**YOUR GOAL**
Everything from the first line down to the line containing "Sans', 'Noto Sans" is to be retyped exactly, both ends included, with pictures left out.

####################

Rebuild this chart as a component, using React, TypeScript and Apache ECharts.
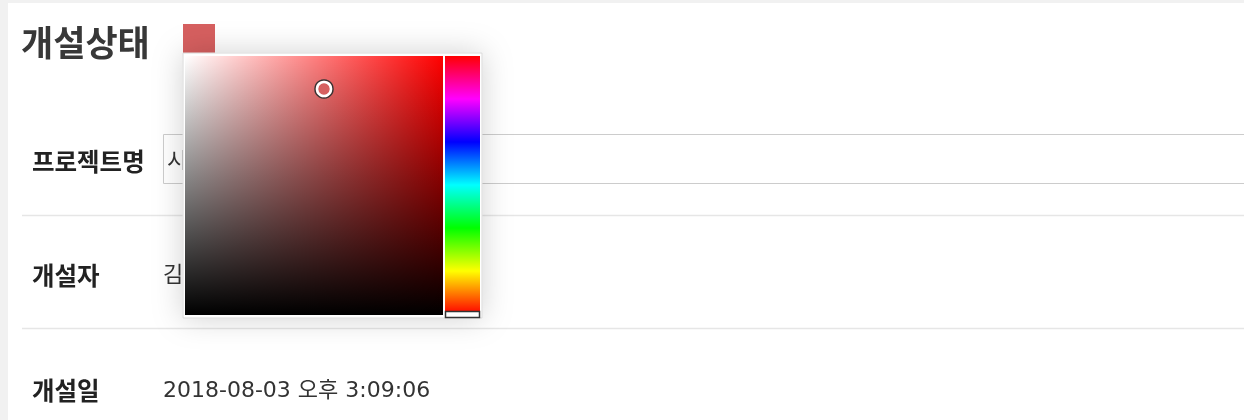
import React, { useEffect, useRef } from "react";
import * as echarts from "echarts";

const titleText = "개설상태";
const fieldLabels = ["프로젝트명", "개설자", "개설일"];
const fieldValues = ["시스템 개발", "김민수", "2018-08-03 오후 3:09:06"];
const selectedColor = "#d65f5f";
const pickerHue = "#ff0000";
const hueStops = ["#ff0000", "#ff00ff", "#0000ff", "#00ffff", "#00ff00", "#ffff00", "#ff0000"];

const FONT = "'Noto Sans CJK KR', 'Noto Sans', sans-serif";
const VFONT = "'DejaVu Sans', 'Noto Sans CJK KR', sans-serif";

export default function App() {
  const ref = useRef<HTMLDivElement>(null);
  useEffect(() => {
    const chart = echarts.init(ref.current!, null, { renderer: "svg" });
    const rowY = [160, 274, 389];
    const graphic: any[] = [];
    // background
    graphic.push({ type: "rect", shape: { x: 0, y: 0, width: 1244, height: 420 }, style: { fill: "#f1f1f1" } });
    graphic.push({ type: "rect", shape: { x: 8, y: 3, width: 1236, height: 417 }, style: { fill: "#ffffff" } });
    // title
    graphic.push({ type: "text", x: 21, y: 40, style: { text: titleText, font: `bold 35px ${FONT}`, fill: "#383838", verticalAlign: "middle" } });
    // separators
    graphic.push({ type: "line", shape: { x1: 22, y1: 215.5, x2: 1244, y2: 215.5 }, style: { stroke: "#e6e6e6", lineWidth: 1.5 } });
    graphic.push({ type: "line", shape: { x1: 22, y1: 328.5, x2: 1244, y2: 328.5 }, style: { stroke: "#e6e6e6", lineWidth: 1.5 } });
    // input box
    graphic.push({ type: "rect", shape: { x: 163.5, y: 134.5, width: 1090, height: 49 }, style: { fill: "#ffffff", stroke: "#cccccc", lineWidth: 1 } });
    // labels & values
    fieldLabels.forEach((lab, i) => {
      graphic.push({ type: "text", x: 32, y: rowY[i], style: { text: lab, font: `bold 24.5px ${FONT}`, fill: "#222222", verticalAlign: "middle" } });
      graphic.push({ type: "text", x: i === 0 ? 167 : 163, y: rowY[i], style: { text: fieldValues[i], font: `22px ${VFONT}`, fill: "#333333", verticalAlign: "middle" } });
    });
    // swatch
    graphic.push({ type: "rect", shape: { x: 183, y: 24, width: 32, height: 29 }, style: { fill: selectedColor } });
    // picker container
    graphic.push({ type: "rect", shape: { x: 183, y: 53, width: 299, height: 265 }, style: { fill: "#ffffff", stroke: "#d8d8d8", lineWidth: 1, shadowBlur: 30, shadowColor: "rgba(0,0,0,0.18)", shadowOffsetX: 0, shadowOffsetY: 0 } });
    // saturation area
    graphic.push({ type: "rect", shape: { x: 185, y: 56, width: 258, height: 259 }, style: {
      fill: new echarts.graphic.LinearGradient(0, 0, 1, 0, [
        { offset: 0, color: "#ffffff" },
        { offset: 1, color: pickerHue },
      ]) } });
    graphic.push({ type: "rect", shape: { x: 185, y: 56, width: 258, height: 259 }, style: {
      fill: new echarts.graphic.LinearGradient(0, 0, 0, 1, [
        { offset: 0, color: "rgba(0,0,0,0)" },
        { offset: 1, color: "rgba(0,0,0,1)" },
      ]) } });
    // hue bar
    graphic.push({ type: "rect", shape: { x: 445, y: 56, width: 35, height: 258 }, style: {
      fill: new echarts.graphic.LinearGradient(0, 0, 0, 1, hueStops.map((c, i) => ({ offset: i / (hueStops.length - 1), color: c }))) } });
    // hue slider
    graphic.push({ type: "rect", shape: { x: 445.5, y: 311.5, width: 34, height: 6 }, style: { fill: "#ffffff", stroke: "#333333", lineWidth: 1.5 } });
    // cursor
    graphic.push({ type: "circle", shape: { cx: 324, cy: 89, r: 9 }, style: { fill: "none", stroke: "#333333", lineWidth: 1.5 } });
    graphic.push({ type: "circle", shape: { cx: 324, cy: 89, r: 7 }, style: { fill: selectedColor, stroke: "#ffffff", lineWidth: 2.5 } });

    chart.setOption({ animation: false, graphic });
    return () => chart.dispose();
  }, []);
  return <div ref={ref} style={{ position: "fixed", left: 0, top: 0, width: 1244, height: 420 }} />;
}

####################

**FULL SOLUTION**
Rebuild this chart as a component, using React, TypeScript and Apache ECharts.
import React, { useEffect, useRef } from "react";
import * as echarts from "echarts";

const titleText = "개설상태";
const fieldLabels = ["프로젝트명", "개설자", "개설일"];
const fieldValues = ["시스템 개발", "김민수", "2018-08-03 오후 3:09:06"];
const selectedColor = "#d65f5f";
const pickerHue = "#ff0000";
const hueStops = ["#ff0000", "#ff00ff", "#0000ff", "#00ffff", "#00ff00", "#ffff00", "#ff0000"];

const FONT = "'Noto Sans CJK KR', 'Noto Sans', sans-serif";
const VFONT = "'DejaVu Sans', 'Noto Sans CJK KR', sans-serif";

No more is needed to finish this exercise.